▶ [Dataset]:
* * * *

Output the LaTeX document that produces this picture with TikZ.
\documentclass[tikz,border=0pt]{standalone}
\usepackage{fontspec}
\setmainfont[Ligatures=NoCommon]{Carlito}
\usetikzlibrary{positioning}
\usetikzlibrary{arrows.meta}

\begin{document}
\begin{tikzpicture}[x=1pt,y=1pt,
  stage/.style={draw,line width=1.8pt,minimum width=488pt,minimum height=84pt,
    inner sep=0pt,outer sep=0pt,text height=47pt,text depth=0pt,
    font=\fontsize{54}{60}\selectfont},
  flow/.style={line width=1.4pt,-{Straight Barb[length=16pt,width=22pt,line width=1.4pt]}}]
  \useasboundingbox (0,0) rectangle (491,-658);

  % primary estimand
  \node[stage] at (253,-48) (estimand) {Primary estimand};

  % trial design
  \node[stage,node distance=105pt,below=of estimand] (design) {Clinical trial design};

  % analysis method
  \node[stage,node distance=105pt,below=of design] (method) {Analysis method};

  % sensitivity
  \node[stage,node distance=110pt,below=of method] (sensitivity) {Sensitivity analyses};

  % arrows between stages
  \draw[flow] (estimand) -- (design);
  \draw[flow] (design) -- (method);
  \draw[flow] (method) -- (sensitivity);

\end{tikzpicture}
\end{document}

* * * *

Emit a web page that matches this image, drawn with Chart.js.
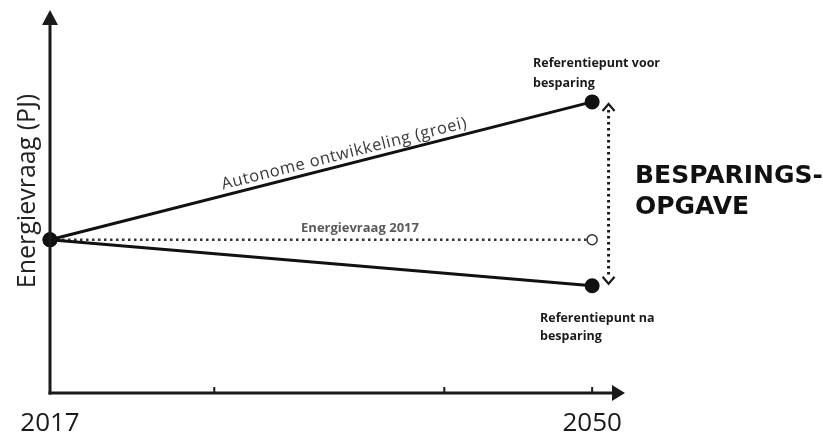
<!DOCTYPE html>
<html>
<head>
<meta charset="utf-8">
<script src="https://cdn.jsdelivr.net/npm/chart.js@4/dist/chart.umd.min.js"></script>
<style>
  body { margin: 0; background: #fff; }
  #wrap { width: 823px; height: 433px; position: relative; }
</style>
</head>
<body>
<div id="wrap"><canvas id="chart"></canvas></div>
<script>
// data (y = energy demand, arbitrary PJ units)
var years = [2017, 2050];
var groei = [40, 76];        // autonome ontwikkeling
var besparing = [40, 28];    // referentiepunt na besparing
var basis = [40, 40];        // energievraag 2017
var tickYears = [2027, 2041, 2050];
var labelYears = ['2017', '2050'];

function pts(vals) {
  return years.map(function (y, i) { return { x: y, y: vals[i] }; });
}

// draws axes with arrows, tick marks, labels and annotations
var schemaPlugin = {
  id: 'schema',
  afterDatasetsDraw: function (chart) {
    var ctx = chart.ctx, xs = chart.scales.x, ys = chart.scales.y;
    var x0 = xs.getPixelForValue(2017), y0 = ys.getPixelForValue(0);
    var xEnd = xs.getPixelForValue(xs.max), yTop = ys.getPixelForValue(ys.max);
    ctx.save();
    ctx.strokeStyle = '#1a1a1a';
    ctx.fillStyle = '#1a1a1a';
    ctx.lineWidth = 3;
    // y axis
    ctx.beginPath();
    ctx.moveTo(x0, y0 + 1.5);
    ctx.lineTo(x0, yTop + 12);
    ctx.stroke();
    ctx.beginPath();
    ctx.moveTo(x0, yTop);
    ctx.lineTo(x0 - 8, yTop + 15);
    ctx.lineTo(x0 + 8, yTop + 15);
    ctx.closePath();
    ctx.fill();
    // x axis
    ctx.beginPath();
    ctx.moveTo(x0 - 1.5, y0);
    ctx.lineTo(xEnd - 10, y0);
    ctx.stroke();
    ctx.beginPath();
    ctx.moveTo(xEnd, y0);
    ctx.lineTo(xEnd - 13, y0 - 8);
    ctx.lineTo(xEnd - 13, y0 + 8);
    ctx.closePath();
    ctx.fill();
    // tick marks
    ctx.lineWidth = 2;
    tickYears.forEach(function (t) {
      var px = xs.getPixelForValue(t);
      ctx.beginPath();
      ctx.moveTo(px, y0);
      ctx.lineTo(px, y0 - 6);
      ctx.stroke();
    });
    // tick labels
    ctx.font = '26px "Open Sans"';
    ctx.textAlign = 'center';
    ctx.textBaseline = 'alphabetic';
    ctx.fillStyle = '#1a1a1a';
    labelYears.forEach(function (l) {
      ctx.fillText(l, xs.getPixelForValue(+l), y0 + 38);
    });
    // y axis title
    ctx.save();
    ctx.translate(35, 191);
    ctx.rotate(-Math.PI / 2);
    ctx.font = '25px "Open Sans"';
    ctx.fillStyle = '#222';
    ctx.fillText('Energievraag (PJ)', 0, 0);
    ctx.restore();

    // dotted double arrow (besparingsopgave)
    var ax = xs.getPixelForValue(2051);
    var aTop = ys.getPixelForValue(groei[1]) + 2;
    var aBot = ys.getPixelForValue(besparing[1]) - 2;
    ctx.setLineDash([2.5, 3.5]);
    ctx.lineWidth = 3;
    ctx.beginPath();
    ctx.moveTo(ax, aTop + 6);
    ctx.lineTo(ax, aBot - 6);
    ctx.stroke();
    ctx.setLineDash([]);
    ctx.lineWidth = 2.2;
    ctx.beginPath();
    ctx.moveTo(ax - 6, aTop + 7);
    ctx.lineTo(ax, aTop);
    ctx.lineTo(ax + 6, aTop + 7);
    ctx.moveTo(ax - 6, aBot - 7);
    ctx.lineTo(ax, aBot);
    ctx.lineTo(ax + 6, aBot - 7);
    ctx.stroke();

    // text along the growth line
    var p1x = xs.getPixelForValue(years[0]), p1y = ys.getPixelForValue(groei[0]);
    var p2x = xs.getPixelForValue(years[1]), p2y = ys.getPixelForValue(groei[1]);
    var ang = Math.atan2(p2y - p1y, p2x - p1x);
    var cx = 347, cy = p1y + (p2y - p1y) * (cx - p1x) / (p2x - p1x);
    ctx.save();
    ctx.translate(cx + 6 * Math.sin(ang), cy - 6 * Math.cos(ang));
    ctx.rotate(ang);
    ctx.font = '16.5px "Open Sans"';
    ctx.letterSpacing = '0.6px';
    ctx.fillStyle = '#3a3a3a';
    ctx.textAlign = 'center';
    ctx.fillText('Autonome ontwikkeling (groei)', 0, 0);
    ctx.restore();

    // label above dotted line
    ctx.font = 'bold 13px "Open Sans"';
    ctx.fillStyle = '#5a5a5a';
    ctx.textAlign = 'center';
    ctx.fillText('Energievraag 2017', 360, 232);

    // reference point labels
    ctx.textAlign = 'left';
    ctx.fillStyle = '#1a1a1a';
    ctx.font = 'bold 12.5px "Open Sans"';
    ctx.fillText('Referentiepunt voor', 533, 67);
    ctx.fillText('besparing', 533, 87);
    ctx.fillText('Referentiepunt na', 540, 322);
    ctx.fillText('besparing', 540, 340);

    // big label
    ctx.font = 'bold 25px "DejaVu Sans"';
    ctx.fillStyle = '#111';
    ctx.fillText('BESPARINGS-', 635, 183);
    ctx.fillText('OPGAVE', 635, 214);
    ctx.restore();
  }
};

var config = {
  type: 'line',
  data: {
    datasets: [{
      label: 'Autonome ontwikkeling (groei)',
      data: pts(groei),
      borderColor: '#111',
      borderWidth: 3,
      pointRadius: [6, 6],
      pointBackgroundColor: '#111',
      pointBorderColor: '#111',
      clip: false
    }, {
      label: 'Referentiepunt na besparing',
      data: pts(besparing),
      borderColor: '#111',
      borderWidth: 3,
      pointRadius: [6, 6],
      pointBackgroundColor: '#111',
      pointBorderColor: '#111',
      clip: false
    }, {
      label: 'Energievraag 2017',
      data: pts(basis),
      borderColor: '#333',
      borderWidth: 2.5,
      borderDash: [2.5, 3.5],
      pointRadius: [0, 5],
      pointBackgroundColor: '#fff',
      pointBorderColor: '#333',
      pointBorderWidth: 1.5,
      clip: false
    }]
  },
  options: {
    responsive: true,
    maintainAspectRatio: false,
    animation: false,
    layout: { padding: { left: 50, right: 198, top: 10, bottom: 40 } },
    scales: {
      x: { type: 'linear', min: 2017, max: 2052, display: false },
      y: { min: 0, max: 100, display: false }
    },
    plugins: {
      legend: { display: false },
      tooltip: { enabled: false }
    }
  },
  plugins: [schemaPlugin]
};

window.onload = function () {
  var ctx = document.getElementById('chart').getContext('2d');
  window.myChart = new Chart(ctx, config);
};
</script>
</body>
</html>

* * * *

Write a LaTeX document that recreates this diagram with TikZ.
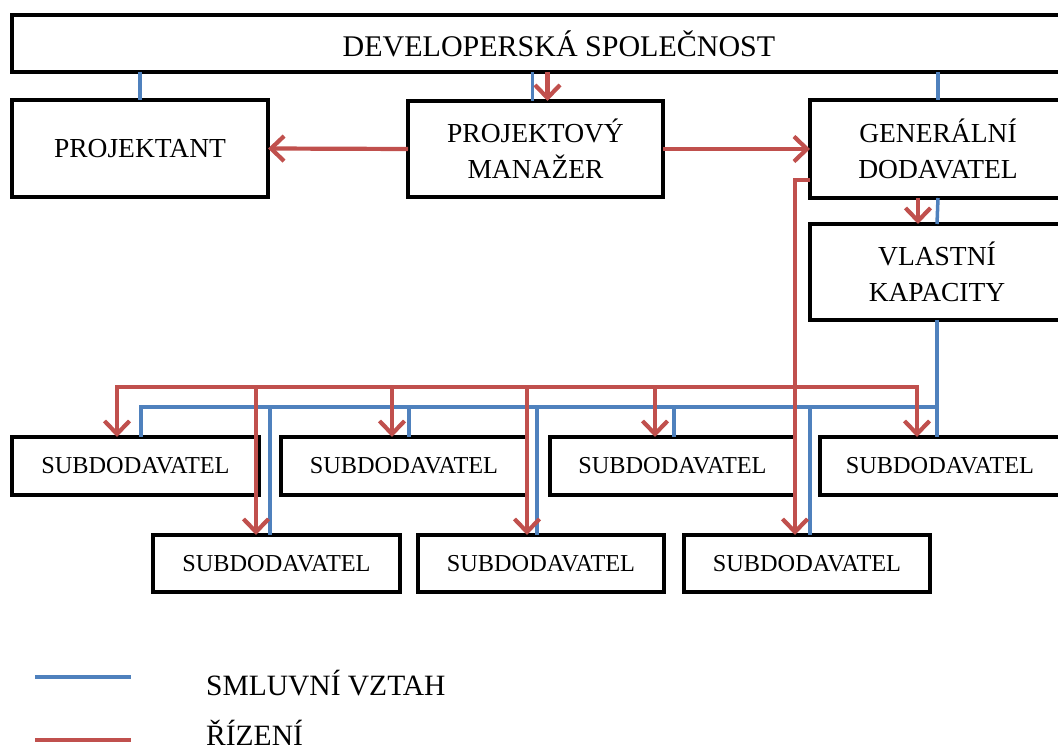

* * * *

Return exactly the lines from the one with "Emit a web page" to the one with "var labelYears = ['2017', '2050'];", inclusive, and nothing else; skip the pictures.

▶ [Output of the task]:
Emit a web page that matches this image, drawn with Chart.js.
<!DOCTYPE html>
<html>
<head>
<meta charset="utf-8">
<script src="https://cdn.jsdelivr.net/npm/chart.js@4/dist/chart.umd.min.js"></script>
<style>
  body { margin: 0; background: #fff; }
  #wrap { width: 823px; height: 433px; position: relative; }
</style>
</head>
<body>
<div id="wrap"><canvas id="chart"></canvas></div>
<script>
// data (y = energy demand, arbitrary PJ units)
var years = [2017, 2050];
var groei = [40, 76];        // autonome ontwikkeling
var besparing = [40, 28];    // referentiepunt na besparing
var basis = [40, 40];        // energievraag 2017
var tickYears = [2027, 2041, 2050];
var labelYears = ['2017', '2050'];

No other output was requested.